I would like to confess that I support the government in its desire to reform the judiciary. There I said it. No turning back. I would, however, greatly appreciate not being demonized and my views totally distorted. It is completely astonishing that in a debate so crucial for the future of Israel, I have not heard anybody, in any way, properly describe my views. For those who believe in judicial reform, demonization, distortion and outright lying of their position is astounding!
I would like to begin by clearly explaining what my views are NOT. I am referring to claims alleged and repeated too many times. I am not making anything up. Let us begin then with an enumeration of some of the most slanderous accusations being made.
I categorically deny that I am a fascist. I believe in democracy. I love democracy. In Canada, where I lived for the first 20 years of my life, I voted in every election, usually for middle of the road candidates, sometimes right of center, at times left of center. The same is true of Israel. I feel silly pointing this out, but I’ve always supported democracy and am totally against dictatorship. Please stop calling me a supporter of dictatorship.
I repeat, I am not a fascist. I do not believe in absolute government power!

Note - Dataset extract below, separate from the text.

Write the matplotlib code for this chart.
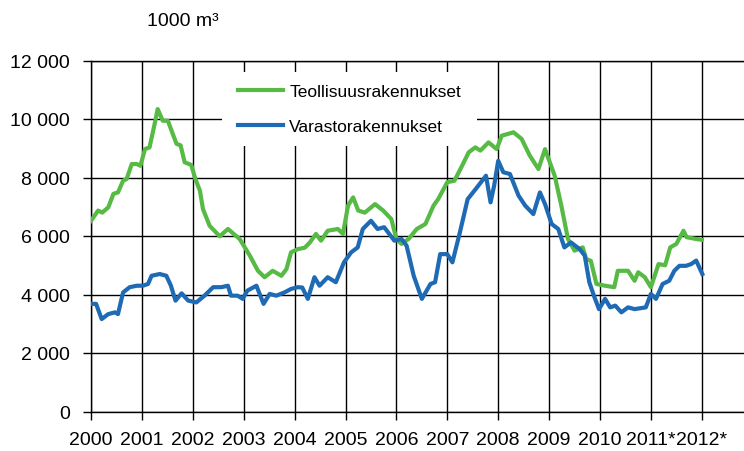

On the contrary, I believe in a government where each branch plays its role. Yes, that includes the judiciary. If any branch of government oversteps its boundaries it must be reined in. That includes the government and the judiciary.
In fact, in order to attain this fundamentally crucial balance, I would be willing to give up the current government reform program which I support. But only on one condition. That we adopt the model of any government in the English-speaking countries or in Western Europe. I am willing to accept any Western democracy’s relationship with its judiciary if it would lead to peace within our beloved country.
I’ve been living in Israel for approximately 50 years, arriving here as a youth. Does the present discourse (or lack of discourse more appropriately) represent a departure from previous historical debates? Absolutely not! I regret to say that the current discourse has been very typical of the way debates have been handled in Israel forever. Even threatening to leave the country or not serve in its Armed Forces threatening its very existence, has been employed in the past; in the first Lebanon war. The tactics of demonization and distortion have always been utilized from the very beginning of Israel’s history. And where there is demonization and distortion no debate can exist. When no debate exists, only one recourse is left-a power struggle.
And that’s what’s happening today: the government is using power; the opposition is using power. This is true of both sides of debate. The government forces its laws down the throat of the Knesset. The opposition makes insane threats to destroy us. In an ideal world, I would advocate waiting until things were calmer and have a real discussion of the issues. Unfortunately, that’s not the way of Israeli politics. Threats and power are what dominate. And the dance continues.